Mayor of Quimper
- In office 20 March 1977 – 18 March 1989
- Preceded by: Jean Lemeunier
- Succeeded by: Bernard Poignant

Member of the Departmental Council of Finistère
- In office 1973–1988
- Constituency: Canton of Quimper-1

Member of the Senate of France
- In office 2 October 1980 – 2 April 1986
- Preceded by: François Prigent [fr]
- Succeeded by: Alain Gérard [fr]
- Constituency: Finistère

Secretary of State for Local Authorities
- In office 1 April 1978 – 2 October 1980
- President: Valery Giscard d'Estaing
- Preceded by: position established
- Succeeded by: position abolished

Member of the French National Assembly
- In office 8 May 1967 – 30 May 1968
- Preceded by: Edmond Michelet
- Succeeded by: Edmond Michelet
- Constituency: Finistère's 1st constituency
- In office 23 July 1969 – 6 May 1978
- Preceded by: Edmond Michelet
- Succeeded by: Jacques Guinebretière [fr]
- Constituency: Finistère's 1st constituency

Personal details
- Born: 9 October 1931 Saint-Martin-des-Champs, France
- Died: 21 April 2021 (aged 89) Quimper, France
- Party: RPR

= Marc Bécam =

French politician (1931–2021)

Marc Bécam (9 October 1931 – 21 April 2021) was a French politician. A member of the Rally for the Republic, he was best known as Mayor of Quimper.

==Biography==
The son of an engineer, Bécam studied agricultural engineering and began his career with the Fédération nationale des syndicats d'exploitants agricoles in Brittany, where he worked when Breton farmers revolted and took over Morlaix in 1961.
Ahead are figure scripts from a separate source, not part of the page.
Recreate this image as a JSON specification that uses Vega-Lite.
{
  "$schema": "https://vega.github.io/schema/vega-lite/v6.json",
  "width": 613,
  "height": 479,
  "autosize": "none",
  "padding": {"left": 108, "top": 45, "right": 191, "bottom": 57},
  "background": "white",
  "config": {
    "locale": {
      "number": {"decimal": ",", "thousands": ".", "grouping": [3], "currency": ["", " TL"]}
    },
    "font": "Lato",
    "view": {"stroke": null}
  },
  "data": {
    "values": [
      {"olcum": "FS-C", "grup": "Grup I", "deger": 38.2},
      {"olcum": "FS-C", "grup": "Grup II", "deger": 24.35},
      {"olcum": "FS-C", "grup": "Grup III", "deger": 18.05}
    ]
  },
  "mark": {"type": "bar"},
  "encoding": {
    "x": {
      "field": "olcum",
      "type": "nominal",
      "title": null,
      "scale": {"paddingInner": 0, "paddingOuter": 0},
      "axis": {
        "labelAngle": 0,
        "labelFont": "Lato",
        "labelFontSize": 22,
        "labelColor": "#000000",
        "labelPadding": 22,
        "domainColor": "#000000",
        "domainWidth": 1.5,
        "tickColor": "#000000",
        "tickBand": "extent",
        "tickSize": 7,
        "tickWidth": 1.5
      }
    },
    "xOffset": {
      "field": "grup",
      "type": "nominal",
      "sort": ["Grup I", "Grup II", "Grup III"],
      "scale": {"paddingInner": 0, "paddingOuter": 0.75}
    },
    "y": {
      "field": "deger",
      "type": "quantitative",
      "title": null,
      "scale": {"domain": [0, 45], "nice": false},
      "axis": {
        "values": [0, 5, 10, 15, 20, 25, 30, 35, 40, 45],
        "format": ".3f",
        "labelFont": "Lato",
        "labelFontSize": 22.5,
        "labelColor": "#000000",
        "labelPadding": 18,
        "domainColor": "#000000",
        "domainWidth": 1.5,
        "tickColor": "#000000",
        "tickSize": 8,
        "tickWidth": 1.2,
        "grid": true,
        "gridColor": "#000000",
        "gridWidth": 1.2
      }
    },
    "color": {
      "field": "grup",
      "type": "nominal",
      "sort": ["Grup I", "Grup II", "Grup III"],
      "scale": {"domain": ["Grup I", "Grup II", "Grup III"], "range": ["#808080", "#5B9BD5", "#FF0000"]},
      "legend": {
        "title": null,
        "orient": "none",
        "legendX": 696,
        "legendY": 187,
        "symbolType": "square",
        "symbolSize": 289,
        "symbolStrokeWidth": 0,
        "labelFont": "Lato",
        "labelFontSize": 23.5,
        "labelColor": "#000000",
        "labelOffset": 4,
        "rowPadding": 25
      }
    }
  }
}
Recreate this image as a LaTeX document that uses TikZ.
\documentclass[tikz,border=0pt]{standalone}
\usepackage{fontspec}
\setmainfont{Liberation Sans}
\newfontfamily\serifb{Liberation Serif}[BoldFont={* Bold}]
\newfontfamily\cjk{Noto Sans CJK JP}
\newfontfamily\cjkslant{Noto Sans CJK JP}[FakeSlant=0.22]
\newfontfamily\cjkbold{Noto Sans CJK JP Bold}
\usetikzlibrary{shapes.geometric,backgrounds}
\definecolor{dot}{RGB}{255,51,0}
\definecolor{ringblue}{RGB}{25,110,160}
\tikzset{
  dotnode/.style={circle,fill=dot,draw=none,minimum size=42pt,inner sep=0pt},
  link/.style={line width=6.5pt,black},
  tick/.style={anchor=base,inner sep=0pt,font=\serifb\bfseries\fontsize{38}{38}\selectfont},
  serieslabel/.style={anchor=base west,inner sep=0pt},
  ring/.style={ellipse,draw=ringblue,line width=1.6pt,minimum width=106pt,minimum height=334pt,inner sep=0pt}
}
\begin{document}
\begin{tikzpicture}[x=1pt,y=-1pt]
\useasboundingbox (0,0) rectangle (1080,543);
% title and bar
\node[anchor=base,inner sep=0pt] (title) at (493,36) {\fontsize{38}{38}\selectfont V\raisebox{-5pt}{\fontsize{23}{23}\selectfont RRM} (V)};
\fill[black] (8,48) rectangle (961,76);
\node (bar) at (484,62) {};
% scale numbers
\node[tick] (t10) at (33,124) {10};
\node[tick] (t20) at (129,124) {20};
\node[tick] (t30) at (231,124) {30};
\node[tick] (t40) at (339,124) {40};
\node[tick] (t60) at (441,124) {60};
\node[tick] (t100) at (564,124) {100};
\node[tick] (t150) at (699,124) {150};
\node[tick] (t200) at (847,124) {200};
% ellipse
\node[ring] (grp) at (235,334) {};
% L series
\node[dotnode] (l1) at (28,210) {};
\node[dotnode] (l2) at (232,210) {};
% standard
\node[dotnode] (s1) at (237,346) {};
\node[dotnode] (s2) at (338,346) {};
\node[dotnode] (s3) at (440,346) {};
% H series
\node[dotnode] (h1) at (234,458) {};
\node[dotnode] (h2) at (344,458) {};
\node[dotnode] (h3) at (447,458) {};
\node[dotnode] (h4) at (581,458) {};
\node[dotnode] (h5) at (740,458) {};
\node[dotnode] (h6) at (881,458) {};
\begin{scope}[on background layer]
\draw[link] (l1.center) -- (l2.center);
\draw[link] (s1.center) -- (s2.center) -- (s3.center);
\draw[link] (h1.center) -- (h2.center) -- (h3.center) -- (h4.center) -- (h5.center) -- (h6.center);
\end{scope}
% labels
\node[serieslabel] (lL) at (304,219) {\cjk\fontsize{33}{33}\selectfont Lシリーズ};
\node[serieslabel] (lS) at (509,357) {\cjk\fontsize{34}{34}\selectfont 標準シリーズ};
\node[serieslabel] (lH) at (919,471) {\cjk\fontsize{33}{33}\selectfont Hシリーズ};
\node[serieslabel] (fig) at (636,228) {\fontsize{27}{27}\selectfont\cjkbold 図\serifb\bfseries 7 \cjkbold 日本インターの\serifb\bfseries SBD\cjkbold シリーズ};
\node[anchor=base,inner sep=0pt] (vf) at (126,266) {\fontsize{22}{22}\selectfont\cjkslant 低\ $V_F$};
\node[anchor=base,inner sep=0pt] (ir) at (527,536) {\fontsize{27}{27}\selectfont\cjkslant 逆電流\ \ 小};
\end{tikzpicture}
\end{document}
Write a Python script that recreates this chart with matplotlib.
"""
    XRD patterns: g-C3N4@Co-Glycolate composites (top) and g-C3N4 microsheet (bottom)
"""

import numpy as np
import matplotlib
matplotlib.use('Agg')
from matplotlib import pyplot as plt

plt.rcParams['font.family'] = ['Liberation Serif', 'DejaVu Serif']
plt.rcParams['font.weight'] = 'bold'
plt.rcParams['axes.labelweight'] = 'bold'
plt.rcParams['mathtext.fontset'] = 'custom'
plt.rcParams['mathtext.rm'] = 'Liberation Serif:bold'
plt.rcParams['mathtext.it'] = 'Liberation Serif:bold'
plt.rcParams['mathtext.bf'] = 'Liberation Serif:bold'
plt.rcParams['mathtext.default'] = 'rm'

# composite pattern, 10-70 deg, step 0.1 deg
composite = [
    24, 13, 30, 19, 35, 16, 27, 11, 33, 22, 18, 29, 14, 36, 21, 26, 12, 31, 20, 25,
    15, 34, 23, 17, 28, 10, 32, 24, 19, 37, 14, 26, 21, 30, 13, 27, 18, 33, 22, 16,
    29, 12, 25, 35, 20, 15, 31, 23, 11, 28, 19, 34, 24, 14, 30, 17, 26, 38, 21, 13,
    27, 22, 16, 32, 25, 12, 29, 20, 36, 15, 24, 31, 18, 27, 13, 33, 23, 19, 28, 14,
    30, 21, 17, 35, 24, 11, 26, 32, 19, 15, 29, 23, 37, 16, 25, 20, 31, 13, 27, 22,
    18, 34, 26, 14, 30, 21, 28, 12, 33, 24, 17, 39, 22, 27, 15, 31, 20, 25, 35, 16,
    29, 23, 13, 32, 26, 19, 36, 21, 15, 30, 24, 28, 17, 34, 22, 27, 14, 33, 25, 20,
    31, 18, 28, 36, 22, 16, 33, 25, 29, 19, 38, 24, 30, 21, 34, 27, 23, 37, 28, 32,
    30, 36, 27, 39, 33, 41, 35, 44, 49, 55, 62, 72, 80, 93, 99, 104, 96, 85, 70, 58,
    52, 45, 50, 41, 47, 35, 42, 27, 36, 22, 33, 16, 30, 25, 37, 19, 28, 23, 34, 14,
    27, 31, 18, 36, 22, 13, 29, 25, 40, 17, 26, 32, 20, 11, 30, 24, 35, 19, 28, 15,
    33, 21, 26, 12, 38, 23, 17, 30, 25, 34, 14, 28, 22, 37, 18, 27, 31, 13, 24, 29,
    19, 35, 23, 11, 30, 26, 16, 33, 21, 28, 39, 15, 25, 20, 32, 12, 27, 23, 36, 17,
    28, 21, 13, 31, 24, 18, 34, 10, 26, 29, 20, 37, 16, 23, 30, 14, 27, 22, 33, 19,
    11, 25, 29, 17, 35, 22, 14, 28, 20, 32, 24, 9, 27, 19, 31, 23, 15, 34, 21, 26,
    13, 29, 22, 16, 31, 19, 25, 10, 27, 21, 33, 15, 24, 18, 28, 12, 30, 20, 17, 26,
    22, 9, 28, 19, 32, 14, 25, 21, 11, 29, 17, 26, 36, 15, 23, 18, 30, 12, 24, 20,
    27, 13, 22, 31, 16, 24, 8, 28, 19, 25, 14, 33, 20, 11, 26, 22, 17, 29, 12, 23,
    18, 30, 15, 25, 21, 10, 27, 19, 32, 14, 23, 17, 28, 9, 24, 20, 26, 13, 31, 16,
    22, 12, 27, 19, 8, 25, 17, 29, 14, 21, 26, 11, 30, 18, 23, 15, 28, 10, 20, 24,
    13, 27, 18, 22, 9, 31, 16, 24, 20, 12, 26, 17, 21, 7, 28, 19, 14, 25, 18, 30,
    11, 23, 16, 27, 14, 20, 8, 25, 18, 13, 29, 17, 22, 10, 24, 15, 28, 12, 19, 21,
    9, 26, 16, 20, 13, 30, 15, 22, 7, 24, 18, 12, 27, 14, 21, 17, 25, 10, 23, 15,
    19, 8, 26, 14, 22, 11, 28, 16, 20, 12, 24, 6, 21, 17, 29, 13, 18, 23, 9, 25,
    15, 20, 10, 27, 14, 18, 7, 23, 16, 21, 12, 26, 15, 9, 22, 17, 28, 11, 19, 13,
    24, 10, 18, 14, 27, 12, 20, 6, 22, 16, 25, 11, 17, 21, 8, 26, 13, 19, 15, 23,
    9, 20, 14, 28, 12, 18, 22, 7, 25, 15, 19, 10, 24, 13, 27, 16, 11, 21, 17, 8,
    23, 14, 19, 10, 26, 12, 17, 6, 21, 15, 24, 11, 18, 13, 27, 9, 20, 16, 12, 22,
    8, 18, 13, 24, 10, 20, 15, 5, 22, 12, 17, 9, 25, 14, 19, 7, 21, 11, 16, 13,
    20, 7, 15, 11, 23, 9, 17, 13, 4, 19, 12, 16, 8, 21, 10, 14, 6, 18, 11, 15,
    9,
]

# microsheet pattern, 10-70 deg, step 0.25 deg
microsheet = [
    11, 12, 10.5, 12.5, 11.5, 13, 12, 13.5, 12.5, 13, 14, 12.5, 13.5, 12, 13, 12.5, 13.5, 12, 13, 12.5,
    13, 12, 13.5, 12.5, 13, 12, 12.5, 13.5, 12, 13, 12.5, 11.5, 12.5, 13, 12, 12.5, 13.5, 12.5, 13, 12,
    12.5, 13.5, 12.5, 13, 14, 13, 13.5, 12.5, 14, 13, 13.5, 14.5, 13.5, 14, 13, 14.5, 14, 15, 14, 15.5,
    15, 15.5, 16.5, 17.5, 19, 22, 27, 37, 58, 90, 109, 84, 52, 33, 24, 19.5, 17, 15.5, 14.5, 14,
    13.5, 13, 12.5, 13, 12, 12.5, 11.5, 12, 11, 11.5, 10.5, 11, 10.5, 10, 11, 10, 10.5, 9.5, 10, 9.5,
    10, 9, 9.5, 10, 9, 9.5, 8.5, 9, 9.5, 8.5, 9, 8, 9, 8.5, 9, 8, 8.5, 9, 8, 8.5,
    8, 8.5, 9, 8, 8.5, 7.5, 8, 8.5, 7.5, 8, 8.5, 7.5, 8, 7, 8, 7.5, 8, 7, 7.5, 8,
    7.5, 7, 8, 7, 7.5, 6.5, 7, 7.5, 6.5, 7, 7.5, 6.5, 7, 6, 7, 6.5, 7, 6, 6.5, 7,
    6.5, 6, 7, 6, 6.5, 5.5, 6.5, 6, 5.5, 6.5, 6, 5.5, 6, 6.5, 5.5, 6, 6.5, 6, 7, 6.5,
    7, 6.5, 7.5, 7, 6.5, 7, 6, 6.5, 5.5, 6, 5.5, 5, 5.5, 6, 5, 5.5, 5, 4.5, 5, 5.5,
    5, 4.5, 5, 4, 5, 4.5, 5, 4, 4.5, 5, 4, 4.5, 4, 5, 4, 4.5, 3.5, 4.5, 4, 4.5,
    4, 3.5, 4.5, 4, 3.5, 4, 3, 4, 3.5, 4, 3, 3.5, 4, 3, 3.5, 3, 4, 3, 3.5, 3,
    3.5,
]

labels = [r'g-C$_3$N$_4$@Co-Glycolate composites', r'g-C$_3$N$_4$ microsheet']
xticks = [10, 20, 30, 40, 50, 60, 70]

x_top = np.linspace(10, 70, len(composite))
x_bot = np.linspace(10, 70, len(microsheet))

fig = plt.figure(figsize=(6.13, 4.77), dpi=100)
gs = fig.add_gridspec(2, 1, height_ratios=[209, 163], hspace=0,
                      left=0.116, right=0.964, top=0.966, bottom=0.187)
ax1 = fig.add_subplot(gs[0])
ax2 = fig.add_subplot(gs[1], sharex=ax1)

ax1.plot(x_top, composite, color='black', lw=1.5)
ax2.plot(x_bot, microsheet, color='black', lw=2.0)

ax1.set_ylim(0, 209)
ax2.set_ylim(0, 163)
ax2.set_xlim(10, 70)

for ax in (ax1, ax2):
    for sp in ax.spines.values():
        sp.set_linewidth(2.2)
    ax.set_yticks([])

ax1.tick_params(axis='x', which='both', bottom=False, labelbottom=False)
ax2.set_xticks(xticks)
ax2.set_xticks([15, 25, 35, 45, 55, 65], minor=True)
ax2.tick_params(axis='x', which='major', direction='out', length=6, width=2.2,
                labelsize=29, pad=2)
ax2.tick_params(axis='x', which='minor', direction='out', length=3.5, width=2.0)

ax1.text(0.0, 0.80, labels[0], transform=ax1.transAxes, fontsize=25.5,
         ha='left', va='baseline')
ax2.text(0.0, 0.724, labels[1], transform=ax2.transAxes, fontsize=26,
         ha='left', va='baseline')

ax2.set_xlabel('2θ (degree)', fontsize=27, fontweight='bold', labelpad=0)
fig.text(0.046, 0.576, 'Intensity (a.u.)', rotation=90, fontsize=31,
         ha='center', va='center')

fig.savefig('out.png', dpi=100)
Bécam entered politics in the late 1960s, when he was elected to the National Assembly to represent Finistère's 1st constituency. He also served as Mayor of Quimper and was a Senator for Finistère from 1980 to 1986. A Gaullist, he was close to the Union of Democrats for the Republic before joining the Rally for the Republic. He then became an independent politician. He had favorable views on abortion and was anti-death penalty, as seen in his votes for the Veil Act and for abolition of capital punishment.

Marc Bécam died in Quimper on 21 April 2021 at the age of 89.